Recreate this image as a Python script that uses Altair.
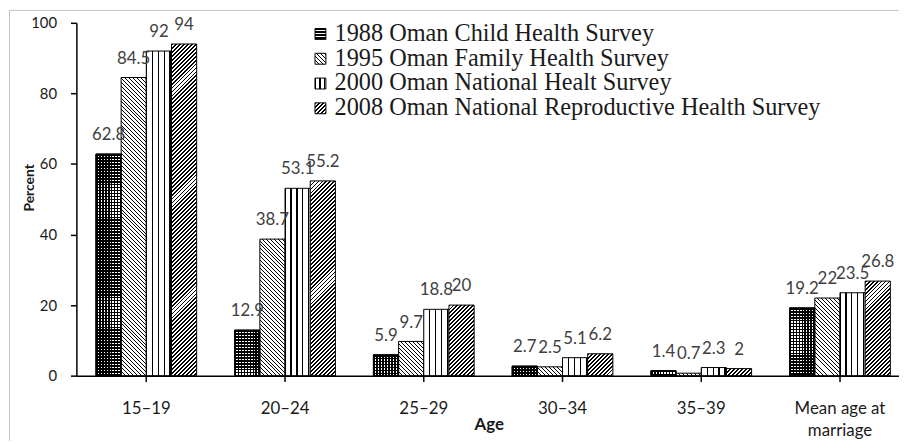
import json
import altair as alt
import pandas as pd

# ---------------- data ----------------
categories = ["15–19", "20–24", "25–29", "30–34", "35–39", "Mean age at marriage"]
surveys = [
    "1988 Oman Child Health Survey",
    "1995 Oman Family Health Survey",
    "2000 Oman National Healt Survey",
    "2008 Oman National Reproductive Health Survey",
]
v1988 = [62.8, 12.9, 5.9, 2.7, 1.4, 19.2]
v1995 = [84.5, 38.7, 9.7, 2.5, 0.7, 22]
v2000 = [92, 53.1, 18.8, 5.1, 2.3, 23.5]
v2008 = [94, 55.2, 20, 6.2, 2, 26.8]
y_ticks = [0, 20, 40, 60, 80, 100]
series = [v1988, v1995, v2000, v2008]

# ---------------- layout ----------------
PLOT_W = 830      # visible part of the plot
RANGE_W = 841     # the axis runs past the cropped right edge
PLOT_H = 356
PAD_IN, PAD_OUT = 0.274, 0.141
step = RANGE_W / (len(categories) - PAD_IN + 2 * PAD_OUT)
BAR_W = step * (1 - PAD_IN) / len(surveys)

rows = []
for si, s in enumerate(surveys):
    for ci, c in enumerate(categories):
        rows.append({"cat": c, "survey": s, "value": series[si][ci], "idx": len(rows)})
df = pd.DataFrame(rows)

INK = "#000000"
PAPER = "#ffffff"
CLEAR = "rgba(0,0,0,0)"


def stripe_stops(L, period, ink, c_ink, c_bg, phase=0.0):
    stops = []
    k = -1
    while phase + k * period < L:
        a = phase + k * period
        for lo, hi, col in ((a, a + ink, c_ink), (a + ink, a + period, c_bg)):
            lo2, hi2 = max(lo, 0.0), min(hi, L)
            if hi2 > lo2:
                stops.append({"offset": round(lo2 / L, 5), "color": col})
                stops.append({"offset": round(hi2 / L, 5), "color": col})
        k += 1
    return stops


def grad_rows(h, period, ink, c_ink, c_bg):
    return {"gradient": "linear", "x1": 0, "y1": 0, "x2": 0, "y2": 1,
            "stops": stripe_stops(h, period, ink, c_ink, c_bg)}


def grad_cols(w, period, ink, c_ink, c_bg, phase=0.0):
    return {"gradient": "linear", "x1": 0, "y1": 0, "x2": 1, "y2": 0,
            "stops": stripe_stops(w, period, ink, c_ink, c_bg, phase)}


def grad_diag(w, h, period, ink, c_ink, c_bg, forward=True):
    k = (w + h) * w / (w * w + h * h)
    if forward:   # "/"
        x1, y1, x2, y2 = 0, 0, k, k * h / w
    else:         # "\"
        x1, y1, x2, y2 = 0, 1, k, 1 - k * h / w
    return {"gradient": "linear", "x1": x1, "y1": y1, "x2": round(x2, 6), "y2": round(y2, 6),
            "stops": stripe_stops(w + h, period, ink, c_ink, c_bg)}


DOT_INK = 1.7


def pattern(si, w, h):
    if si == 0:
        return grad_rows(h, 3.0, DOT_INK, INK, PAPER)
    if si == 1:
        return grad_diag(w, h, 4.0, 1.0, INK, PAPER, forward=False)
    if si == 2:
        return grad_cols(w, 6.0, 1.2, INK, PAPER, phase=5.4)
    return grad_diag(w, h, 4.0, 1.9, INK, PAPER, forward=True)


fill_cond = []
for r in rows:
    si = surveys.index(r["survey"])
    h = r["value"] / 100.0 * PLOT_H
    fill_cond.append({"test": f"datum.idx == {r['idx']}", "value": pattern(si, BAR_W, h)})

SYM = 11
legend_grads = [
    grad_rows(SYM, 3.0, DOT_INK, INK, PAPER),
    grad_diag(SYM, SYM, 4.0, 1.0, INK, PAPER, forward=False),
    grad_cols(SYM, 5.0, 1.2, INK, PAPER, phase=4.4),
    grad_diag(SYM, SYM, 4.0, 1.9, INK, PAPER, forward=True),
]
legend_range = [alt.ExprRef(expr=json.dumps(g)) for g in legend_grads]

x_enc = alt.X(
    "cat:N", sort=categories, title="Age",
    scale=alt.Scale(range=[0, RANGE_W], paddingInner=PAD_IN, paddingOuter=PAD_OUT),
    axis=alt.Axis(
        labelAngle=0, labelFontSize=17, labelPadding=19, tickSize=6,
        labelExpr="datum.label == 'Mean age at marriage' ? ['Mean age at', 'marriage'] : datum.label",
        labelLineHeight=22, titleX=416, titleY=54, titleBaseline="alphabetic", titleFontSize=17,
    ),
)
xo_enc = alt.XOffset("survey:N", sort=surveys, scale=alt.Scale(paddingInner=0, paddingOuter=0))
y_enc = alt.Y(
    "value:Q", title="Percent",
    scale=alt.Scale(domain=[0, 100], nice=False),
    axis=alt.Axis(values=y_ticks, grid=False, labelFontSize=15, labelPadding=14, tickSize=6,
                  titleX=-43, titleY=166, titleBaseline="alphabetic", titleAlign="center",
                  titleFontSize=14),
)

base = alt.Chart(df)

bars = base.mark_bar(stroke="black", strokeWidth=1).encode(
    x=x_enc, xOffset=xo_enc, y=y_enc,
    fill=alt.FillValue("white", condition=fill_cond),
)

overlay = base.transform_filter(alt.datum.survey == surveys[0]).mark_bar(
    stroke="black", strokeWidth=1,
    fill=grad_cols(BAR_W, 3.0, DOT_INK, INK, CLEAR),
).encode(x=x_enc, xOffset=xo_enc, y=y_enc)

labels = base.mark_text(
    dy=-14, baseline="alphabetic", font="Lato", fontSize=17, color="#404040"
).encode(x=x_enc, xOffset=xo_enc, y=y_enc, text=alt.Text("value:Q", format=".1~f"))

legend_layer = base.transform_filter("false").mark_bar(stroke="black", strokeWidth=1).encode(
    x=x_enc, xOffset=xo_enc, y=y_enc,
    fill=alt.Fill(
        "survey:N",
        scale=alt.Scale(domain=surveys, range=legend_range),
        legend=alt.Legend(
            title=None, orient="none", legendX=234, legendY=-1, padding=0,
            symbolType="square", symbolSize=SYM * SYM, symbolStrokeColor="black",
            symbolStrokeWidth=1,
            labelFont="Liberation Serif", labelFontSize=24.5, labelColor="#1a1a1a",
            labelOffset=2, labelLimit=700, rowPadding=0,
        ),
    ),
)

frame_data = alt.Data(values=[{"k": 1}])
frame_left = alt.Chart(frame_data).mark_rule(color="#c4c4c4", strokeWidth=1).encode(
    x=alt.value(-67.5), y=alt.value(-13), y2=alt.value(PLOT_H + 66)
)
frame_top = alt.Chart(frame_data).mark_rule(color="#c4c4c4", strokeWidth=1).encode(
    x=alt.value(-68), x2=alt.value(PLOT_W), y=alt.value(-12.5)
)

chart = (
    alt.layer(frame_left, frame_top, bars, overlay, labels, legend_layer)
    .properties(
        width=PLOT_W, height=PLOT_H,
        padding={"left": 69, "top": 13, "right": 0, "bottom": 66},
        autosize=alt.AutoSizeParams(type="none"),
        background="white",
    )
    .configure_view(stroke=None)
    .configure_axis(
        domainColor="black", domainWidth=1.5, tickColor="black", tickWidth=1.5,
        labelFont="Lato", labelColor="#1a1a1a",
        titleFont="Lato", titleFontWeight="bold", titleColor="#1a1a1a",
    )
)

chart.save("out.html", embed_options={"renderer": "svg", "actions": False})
******************************
[Task directions]
Reproduce the material above from its first line through the line containing "df = pd.DataFrame(rows)", both ends included, and skip every picture.

[Correct answer]
Recreate this image as a Python script that uses Altair.
import json
import altair as alt
import pandas as pd

# ---------------- data ----------------
categories = ["15–19", "20–24", "25–29", "30–34", "35–39", "Mean age at marriage"]
surveys = [
    "1988 Oman Child Health Survey",
    "1995 Oman Family Health Survey",
    "2000 Oman National Healt Survey",
    "2008 Oman National Reproductive Health Survey",
]
v1988 = [62.8, 12.9, 5.9, 2.7, 1.4, 19.2]
v1995 = [84.5, 38.7, 9.7, 2.5, 0.7, 22]
v2000 = [92, 53.1, 18.8, 5.1, 2.3, 23.5]
v2008 = [94, 55.2, 20, 6.2, 2, 26.8]
y_ticks = [0, 20, 40, 60, 80, 100]
series = [v1988, v1995, v2000, v2008]

# ---------------- layout ----------------
PLOT_W = 830      # visible part of the plot
RANGE_W = 841     # the axis runs past the cropped right edge
PLOT_H = 356
PAD_IN, PAD_OUT = 0.274, 0.141
step = RANGE_W / (len(categories) - PAD_IN + 2 * PAD_OUT)
BAR_W = step * (1 - PAD_IN) / len(surveys)

rows = []
for si, s in enumerate(surveys):
    for ci, c in enumerate(categories):
        rows.append({"cat": c, "survey": s, "value": series[si][ci], "idx": len(rows)})
df = pd.DataFrame(rows)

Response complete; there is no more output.